Вскоре вслед за матерью Жоана отправились в обратный путь и мы. По этому маршруту каждое утро спускаются в город продавцы, парикмахеры, прачки, лифтеры, мусорщики — те тысячи людей, кто своим трудом делает жизнь в южной зоне легкой и приятной. Вместе с ними идут на работу маленькие торговцы жевательной резинкой, газетчики, чистильщики ботинок и водители грохочущих ящиков на шарикоподшипниках.
Соседство с миллионерами помогает им как-то перебиваться и самим, но оно же таит в себе постоянную угрозу их шаткому крову и шаткому равновесию на грани полной нищеты. Пока мы с Жоаном, балансируя, скользя и чертыхаясь, возвращались к подножию Росиньи, он делился со мной вечным беспокойством людей, не имеющих своего клочка земли.
— Если нас переселят в пригород, — озабоченно прикидывал Жоан Луис, — не знаю, что будем делать. Кому там чистить ботинки, продавать газеты, возить овощи? А добираться с окраины в южную зону нужно на трех автобусах, два часа в один конец, да и билеты стоят столько, что за весь день не отработаешь...
Словом, приобретенные слезами и потом навыки уличного труженика Жоана потеряют всякую ценность, и он окажется безоружным в борьбе за место под солнцем.

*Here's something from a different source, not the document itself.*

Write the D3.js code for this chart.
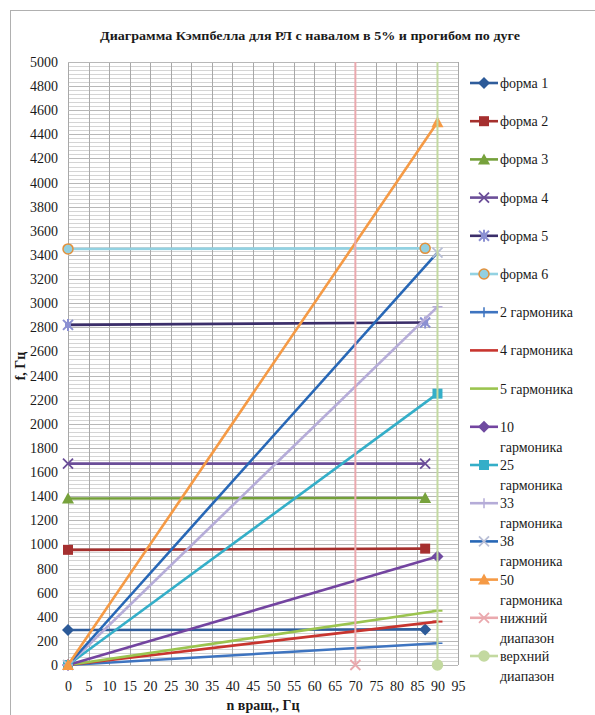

Ведь Жоан едва умеет читать, а в Бразилии и так некуда девать неквалифицированную рабочую силу.
Мечты о будущем
У большинства бразильских «абандонадо» жива мать, как у Жоана, а нередко и отец, есть хижина в фавеле или рабочем пригороде. Но родители не в силах обеспечить им хотя бы самое главное — накормить досыта.
— Хорошо, если бы в доме всегда были фасоль и рис, — признался Жоан. — Случалось, мы покупали даже мясо и молоко. Но у нас частенько нет ни гроша, и тогда мы сидим голодные: лавочник отказывается отпускать продукты в долг, потому что мы ему должны уже 300 крузейро. Картошку или бананы мать дает только самым маленьким.
Соседи Жоана Луиса живут не хуже и не лучше, чем его семья. «Статистика фавел трагична, — писала бразильская газета «Трибуна да импренса». — Продолжительность жизни здесь не превышает сорока трех лет. Девять из каждых десяти детей страдают хроническими болезнями. Доход на душу населения составляет в фавеле около шести долларов в месяц, и питание сводится к рису с фасолью один раз в день, если,— добавляет газета, — помогут святые или дети принесут из города несколько монет, выпрошенных или украденных».